Give back exactly the lines from the one with "Recreate this image" through the one with "movements = list(range(1, 33))", inclusive, without the images.

** START OF Exercise materials **

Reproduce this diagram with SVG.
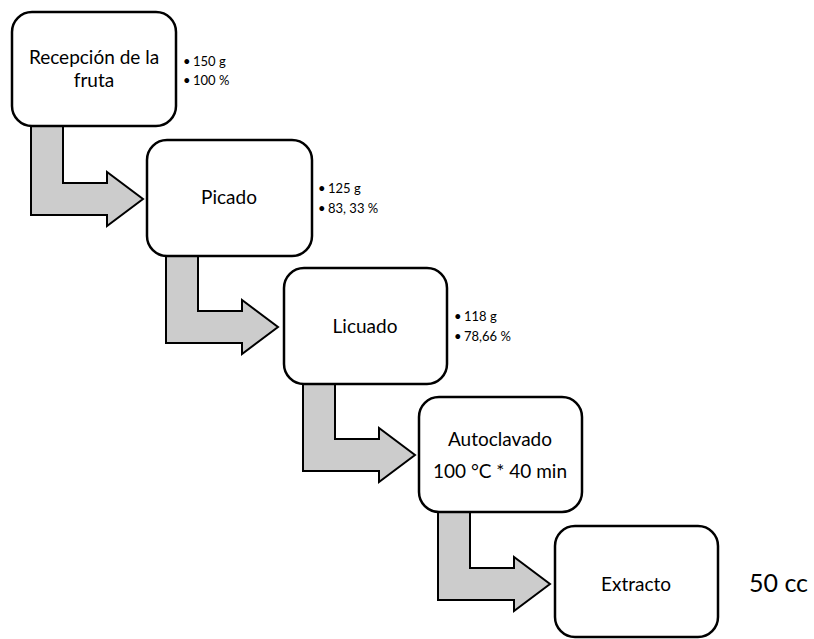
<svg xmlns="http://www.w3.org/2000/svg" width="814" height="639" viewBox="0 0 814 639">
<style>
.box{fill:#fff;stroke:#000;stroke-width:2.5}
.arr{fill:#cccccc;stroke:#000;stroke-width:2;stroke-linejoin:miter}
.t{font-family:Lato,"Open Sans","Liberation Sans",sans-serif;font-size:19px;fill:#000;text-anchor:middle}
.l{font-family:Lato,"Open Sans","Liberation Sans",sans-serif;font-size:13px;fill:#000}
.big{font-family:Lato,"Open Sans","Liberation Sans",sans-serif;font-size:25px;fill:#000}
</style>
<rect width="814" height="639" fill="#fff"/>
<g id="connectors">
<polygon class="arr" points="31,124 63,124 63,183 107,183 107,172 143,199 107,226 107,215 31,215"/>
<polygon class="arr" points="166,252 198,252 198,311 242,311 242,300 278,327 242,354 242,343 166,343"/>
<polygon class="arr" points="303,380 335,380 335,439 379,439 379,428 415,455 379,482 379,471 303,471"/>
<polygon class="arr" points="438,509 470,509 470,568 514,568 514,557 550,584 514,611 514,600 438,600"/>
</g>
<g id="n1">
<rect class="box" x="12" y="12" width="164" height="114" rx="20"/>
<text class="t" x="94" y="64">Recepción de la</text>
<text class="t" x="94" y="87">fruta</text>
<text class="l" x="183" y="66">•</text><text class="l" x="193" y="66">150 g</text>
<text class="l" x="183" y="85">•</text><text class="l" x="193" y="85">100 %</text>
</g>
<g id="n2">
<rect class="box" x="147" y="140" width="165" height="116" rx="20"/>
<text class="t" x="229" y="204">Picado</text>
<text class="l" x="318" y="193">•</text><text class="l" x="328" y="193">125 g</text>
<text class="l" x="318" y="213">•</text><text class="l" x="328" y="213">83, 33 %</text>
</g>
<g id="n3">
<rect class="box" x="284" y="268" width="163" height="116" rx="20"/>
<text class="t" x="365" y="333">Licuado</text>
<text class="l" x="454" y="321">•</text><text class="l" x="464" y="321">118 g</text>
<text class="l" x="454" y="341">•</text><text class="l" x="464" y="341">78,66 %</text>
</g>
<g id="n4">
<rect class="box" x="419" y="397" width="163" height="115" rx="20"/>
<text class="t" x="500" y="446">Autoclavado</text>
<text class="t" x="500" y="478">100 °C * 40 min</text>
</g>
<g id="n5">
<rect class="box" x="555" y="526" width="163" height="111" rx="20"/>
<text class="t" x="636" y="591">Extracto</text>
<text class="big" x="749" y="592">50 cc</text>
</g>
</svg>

** END OF Exercise materials **
** START OF Exercise materials **

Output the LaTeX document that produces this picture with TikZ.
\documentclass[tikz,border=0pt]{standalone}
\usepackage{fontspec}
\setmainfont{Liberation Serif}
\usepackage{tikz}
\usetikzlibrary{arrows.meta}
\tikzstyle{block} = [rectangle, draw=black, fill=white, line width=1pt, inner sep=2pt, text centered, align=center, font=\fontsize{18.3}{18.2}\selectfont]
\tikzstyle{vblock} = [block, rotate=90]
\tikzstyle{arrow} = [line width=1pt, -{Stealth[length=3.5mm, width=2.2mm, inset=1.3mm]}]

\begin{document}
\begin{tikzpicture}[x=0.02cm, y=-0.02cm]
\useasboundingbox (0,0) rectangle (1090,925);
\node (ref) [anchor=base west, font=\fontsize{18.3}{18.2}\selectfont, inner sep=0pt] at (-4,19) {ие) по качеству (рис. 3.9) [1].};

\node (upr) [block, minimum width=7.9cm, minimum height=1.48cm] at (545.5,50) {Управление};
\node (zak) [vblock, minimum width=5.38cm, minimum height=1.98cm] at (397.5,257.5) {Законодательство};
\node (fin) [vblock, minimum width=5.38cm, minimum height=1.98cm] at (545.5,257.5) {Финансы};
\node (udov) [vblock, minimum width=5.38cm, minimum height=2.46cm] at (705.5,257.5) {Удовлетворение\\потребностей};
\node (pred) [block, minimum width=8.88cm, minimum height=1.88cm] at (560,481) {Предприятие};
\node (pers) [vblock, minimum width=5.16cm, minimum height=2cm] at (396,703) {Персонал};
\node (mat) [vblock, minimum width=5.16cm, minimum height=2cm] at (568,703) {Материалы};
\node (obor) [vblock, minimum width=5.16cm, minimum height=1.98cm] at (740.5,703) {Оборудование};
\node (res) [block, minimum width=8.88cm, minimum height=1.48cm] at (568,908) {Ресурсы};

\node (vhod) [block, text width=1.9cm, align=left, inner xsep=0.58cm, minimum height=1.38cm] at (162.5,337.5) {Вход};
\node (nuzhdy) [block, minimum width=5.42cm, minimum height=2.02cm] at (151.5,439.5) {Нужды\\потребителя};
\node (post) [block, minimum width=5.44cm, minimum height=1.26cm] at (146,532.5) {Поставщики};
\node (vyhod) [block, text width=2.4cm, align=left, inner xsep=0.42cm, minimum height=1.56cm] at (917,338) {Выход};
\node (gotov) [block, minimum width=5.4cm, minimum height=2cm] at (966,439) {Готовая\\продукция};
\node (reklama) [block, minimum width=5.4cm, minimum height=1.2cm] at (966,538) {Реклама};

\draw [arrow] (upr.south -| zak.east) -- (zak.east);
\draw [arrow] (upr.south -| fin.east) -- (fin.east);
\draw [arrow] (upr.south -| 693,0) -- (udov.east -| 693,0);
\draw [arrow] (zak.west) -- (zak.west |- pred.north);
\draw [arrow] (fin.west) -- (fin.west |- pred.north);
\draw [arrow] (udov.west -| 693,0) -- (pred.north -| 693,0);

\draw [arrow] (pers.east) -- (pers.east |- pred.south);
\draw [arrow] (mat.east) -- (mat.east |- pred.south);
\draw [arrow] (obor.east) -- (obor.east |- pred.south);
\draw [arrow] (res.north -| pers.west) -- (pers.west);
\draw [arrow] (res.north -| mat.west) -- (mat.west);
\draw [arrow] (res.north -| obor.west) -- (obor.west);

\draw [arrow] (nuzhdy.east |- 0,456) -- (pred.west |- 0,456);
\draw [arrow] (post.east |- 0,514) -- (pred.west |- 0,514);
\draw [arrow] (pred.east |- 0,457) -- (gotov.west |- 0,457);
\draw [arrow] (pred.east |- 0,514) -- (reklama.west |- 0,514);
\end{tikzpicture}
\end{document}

** END OF Exercise materials **
** START OF Exercise materials **

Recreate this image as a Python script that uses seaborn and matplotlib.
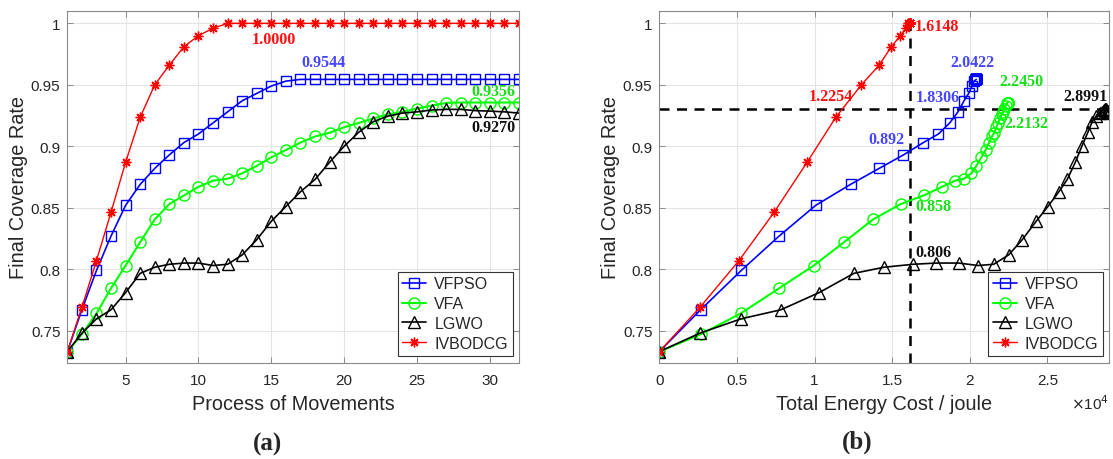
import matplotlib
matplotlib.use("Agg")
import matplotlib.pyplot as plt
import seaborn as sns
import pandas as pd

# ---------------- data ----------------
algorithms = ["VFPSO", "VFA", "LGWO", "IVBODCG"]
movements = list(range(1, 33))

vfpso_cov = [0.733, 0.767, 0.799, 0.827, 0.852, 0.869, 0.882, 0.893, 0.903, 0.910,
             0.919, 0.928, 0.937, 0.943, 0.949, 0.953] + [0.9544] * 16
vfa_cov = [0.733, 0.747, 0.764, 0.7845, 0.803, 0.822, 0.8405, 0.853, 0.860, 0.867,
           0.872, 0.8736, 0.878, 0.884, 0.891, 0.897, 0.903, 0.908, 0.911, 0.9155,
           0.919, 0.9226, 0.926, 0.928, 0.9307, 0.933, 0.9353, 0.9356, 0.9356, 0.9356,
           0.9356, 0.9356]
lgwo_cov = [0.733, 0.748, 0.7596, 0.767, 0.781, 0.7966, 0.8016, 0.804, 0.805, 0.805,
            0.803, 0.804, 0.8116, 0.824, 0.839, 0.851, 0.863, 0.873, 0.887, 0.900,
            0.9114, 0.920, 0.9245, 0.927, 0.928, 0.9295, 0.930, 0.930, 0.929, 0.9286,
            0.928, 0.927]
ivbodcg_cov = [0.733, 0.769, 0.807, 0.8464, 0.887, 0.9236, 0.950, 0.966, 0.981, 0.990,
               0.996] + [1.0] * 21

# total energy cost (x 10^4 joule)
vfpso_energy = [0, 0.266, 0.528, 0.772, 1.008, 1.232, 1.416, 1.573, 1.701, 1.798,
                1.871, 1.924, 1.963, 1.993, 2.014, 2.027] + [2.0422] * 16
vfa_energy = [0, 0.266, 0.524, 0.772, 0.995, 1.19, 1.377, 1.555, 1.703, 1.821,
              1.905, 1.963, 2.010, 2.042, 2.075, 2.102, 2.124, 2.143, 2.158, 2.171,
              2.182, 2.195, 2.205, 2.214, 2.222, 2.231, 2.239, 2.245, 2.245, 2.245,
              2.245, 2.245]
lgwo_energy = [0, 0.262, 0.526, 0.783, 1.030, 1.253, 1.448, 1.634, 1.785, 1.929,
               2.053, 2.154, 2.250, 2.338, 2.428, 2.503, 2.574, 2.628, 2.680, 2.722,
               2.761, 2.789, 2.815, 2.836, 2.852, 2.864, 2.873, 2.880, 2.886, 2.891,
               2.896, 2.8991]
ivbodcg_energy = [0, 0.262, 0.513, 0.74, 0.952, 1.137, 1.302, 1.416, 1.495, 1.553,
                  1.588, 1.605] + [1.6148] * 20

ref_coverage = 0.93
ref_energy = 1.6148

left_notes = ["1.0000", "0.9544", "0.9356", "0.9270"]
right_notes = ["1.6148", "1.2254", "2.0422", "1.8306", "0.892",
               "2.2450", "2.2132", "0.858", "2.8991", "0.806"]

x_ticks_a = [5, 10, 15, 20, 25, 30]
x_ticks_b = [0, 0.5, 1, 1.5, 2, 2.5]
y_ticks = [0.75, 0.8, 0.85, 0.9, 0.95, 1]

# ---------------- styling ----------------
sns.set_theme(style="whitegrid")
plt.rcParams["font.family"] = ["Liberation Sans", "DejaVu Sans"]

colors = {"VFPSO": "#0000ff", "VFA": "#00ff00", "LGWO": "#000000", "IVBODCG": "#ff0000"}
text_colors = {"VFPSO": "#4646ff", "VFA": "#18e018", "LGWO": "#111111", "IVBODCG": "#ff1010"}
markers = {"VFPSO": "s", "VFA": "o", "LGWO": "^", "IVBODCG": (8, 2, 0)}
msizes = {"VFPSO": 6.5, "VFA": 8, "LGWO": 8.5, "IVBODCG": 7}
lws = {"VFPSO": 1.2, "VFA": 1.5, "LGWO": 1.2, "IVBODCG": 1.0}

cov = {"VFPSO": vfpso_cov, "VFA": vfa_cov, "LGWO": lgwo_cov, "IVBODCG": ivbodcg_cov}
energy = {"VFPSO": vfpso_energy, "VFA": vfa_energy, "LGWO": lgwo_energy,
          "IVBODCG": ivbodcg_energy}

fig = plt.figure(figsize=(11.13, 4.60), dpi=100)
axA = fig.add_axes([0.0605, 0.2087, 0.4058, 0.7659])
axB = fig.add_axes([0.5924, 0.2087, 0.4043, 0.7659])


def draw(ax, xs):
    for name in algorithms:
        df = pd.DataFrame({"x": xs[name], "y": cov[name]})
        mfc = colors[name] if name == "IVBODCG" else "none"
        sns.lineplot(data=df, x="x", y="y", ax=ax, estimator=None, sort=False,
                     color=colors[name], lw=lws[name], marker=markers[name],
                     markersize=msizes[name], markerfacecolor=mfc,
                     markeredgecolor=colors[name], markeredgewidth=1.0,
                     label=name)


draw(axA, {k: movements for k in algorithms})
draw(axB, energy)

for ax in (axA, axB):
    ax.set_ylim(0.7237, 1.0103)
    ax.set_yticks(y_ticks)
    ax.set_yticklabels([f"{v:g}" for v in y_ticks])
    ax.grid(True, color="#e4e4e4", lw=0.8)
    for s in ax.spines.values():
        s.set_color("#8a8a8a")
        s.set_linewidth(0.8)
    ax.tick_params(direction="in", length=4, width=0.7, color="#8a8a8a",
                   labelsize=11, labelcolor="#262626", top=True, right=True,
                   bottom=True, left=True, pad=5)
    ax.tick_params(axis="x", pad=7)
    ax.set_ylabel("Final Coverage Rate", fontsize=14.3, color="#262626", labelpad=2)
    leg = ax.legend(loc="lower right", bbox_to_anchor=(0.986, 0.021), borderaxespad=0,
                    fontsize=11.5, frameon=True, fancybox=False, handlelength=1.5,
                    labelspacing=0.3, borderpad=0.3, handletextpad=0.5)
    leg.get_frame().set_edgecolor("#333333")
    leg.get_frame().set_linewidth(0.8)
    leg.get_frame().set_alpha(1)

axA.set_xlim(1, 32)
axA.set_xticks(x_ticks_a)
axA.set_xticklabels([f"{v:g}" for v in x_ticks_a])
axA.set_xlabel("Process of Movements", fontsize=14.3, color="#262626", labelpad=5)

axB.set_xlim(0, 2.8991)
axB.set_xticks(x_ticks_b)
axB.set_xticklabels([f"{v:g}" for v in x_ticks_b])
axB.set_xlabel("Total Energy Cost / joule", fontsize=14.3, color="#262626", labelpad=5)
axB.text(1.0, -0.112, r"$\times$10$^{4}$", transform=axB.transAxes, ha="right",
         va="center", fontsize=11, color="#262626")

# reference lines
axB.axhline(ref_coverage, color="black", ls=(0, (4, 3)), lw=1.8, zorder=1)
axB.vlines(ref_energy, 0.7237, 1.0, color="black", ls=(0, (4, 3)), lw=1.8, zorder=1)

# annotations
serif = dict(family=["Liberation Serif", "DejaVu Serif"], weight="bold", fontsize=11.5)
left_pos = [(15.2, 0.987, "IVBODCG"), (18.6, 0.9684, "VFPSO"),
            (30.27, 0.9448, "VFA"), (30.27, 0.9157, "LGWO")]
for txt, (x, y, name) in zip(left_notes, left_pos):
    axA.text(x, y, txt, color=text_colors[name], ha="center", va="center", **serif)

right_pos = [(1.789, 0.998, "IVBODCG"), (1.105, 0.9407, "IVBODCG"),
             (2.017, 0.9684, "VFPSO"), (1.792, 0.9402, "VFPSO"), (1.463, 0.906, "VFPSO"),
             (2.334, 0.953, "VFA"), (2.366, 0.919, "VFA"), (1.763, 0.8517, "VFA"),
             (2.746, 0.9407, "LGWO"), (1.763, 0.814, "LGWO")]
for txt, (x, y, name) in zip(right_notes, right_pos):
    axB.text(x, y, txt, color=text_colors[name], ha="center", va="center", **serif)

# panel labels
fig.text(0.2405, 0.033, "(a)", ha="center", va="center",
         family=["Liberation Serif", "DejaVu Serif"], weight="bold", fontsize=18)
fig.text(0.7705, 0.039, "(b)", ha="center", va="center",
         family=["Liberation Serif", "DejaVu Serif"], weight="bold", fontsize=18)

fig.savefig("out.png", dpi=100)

** END OF Exercise materials **

**Reply:**
Recreate this image as a Python script that uses seaborn and matplotlib.
import matplotlib
matplotlib.use("Agg")
import matplotlib.pyplot as plt
import seaborn as sns
import pandas as pd

# ---------------- data ----------------
algorithms = ["VFPSO", "VFA", "LGWO", "IVBODCG"]
movements = list(range(1, 33))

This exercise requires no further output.